As President Obama delivers the State of the Union, there are hunger emergencies both at home and abroad.
At this very moment, children in Syria are starving because of food shortages caused by the civil war. Millions of families have been displaced and lost their livelihoods.
Think of three-month-old Yara who was born in displacement in Syria. Then, her family was displaced once again by the fighting.
Small children like Yara are extremely vulnerable to malnutrition. The lack of food can cause lasting physical and mental damage. It can even kill them. Only food from aid groups keep Yara and other children from starvation. That is if they can get the supplies through. Sometimes the military forces won't allow food aid to pass into certain areas of the country.
Over 7 million Syrian war victims need food aid to survive. Even if the war ended today, the needs would be substantial for some period of time. The food production system of Syria has been destroyed.

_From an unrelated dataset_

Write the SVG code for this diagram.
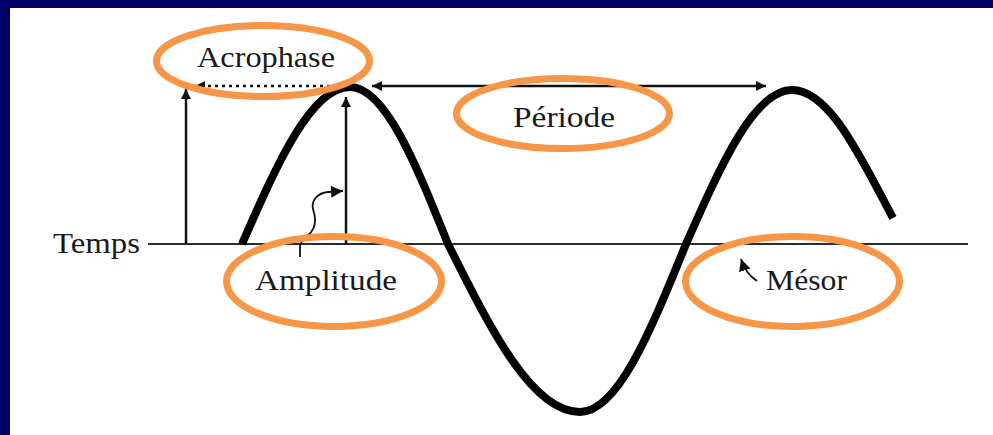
<svg xmlns="http://www.w3.org/2000/svg" width="993" height="435" viewBox="0 0 993 435">
<defs>
<style>
.lbl{font-family:"Liberation Serif","Times New Roman",serif;font-size:30px;fill:#1a1a1a}
.ring{fill:none;stroke:#F79646;stroke-width:7}
.ln{fill:none;stroke:#111;stroke-width:2.5}
.thin{fill:none;stroke:#111;stroke-width:1.8}
</style>
<marker id="ah" viewBox="0 0 10 10" refX="10" refY="5" markerWidth="10" markerHeight="10" markerUnits="userSpaceOnUse" orient="auto-start-reverse">
<path d="M0,0 L10,5 L0,10 Z" fill="#111"/>
</marker>
<marker id="ahs" viewBox="0 0 10 10" refX="10" refY="5" markerWidth="12" markerHeight="12" markerUnits="userSpaceOnUse" orient="auto">
<path d="M0,0 L10,5 L0,10 Z" fill="#111"/>
</marker>
</defs>
<rect x="0" y="0" width="993" height="435" fill="#fff"/>
<rect x="0" y="0" width="993" height="8" fill="#000066"/>
<rect x="0" y="0" width="10" height="435" fill="#000066"/>

<g id="temps">
<text class="lbl" x="53" y="253" textLength="87" lengthAdjust="spacingAndGlyphs">Temps</text>
<line x1="148" y1="244" x2="968" y2="244" stroke="#2a2a3a" stroke-width="2"/>
</g>

<g id="curve">
<path d="M242,244 C277,164 311,87 350,87 C385,87 416,164 448,244 C491,330 532,412 580,412 C618,412 651,330 686,244 C721,165 754,90 792,90 C830,90 862,160 893,218" fill="none" stroke="#000" stroke-width="8"/>
</g>

<g id="connectors">
<line class="ln" x1="186" y1="244" x2="186" y2="89" marker-end="url(#ah)"/>
<line class="ln" x1="346" y1="244" x2="346" y2="97" marker-end="url(#ah)"/>
<line x1="330" y1="86" x2="195" y2="86" stroke="#111" stroke-width="2.5" stroke-dasharray="3,4" marker-end="url(#ah)"/>
<line class="ln" x1="372" y1="86" x2="766" y2="86" marker-start="url(#ah)" marker-end="url(#ah)"/>
<path class="thin" d="M300,257 L300,246 C301,240 305,238 308,235 C317,228 316,218 313,209 C311,200 318,193 328,192 L343,191" marker-end="url(#ahs)"/>
<path class="thin" d="M757,281 C749,276 744,268 741,259" marker-end="url(#ahs)"/>
</g>

<g id="acrophase">
<ellipse class="ring" cx="263" cy="61" rx="106.5" ry="35.5"/>
<text class="lbl" x="197" y="67" textLength="138" lengthAdjust="spacingAndGlyphs">Acrophase</text>
</g>
<g id="periode">
<ellipse class="ring" cx="563" cy="113.5" rx="106.5" ry="35"/>
<text class="lbl" x="513" y="127" textLength="102" lengthAdjust="spacingAndGlyphs">Période</text>
</g>
<g id="amplitude">
<ellipse class="ring" cx="334" cy="281.5" rx="107.5" ry="45"/>
<text class="lbl" x="255" y="290" textLength="142" lengthAdjust="spacingAndGlyphs">Amplitude</text>
</g>
<g id="mesor">
<ellipse class="ring" cx="792.5" cy="281.5" rx="107" ry="45"/>
<text class="lbl" x="766" y="290" textLength="81" lengthAdjust="spacingAndGlyphs">Mésor</text>
</g>
</svg>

That is where the U.S. Food for Peace program, the single largest donor of food aid, comes in. President Obama needs Food for Peace as a central focus to U.S. foreign policy. It appears Congress is stepping up its effort to support Food for Peace funding in negotiations on the Farm Bill.
The UN World Food Programme (WFP), the largest hunger relief organization, depends on Food for Peace donations. On Monday, the WFP director, Ertharin Cousin, said from Rome:
The World Food Programme welcomes this renewed commitment from the United States, whose support in reaching the hungry poor has been essential and unwavering. At a time of multiple protracted hunger crises across the globe, new U.S. contributions to international food assistance will have an even greater impact than before. We thank the U.S. for giving WFP the opportunity to reach more in need.
There are many other hunger emergencies around the globe as we speak. In the Central African Republic and South Sudan, recent fighting has put both countries at risk of famine. The disaster in the Philippines last year has placed millions in need of assistance.
WFP operates in over70 countries including Yemen, Afghanistan, Iraq, Mali, Somalia and Haiti. Defeating hunger is the only way these countries can have peace and development. It is the most important help we can give them.
It's vital, therefore, that Congress support international aid through Food for Peace as well as other initiatives including the McGovern-Dole global school meals plan. UNICEF also needs funding for its programs that combat infant malnutrition.
President Obama also needs a hunger relief coordinator in the White House. Representative Betty McCollum (MN) put forward legislation calling for the creation of the position. It would improve the effectiveness of international food aid to have someone in charge, such as when Herbert Hoover organized relief after two world wars. Groups like Save the Children, Action Against Hunger, Catholic Relief Services, Bread for the World and Church World Service all want McCollum's bill (Global Food Security Act, H.R. 2822) passed.
On the domestic front, food insecurity impacts nearly 50 million Americans. Recent cuts by Congress to the food stamp program (SNAP) have placed a great strain on the unemployed and low-income families. They are turning to food banks for help, but these agencies are already stretched thin from the demand.
Bob Aiken, the CEO of Feeding America, said:
Our food banks are struggling to meet this increased need. We must ensure that all Americans have access to enough nutritious food to feed themselves and their families. This means Congress and the Administration must protect and strengthen federal food assistance, and we must all do our part in our communities to help our neighbors.
The extreme cold of this winter has placed even further strain on hungry Americans.
Hunger is a silent emergency, often taking place out of sight of the news media. It's power though is massive. For the well-being of any nation depends on nutrition. This is why defeating hunger must always take center stage in both domestic and foreign policy.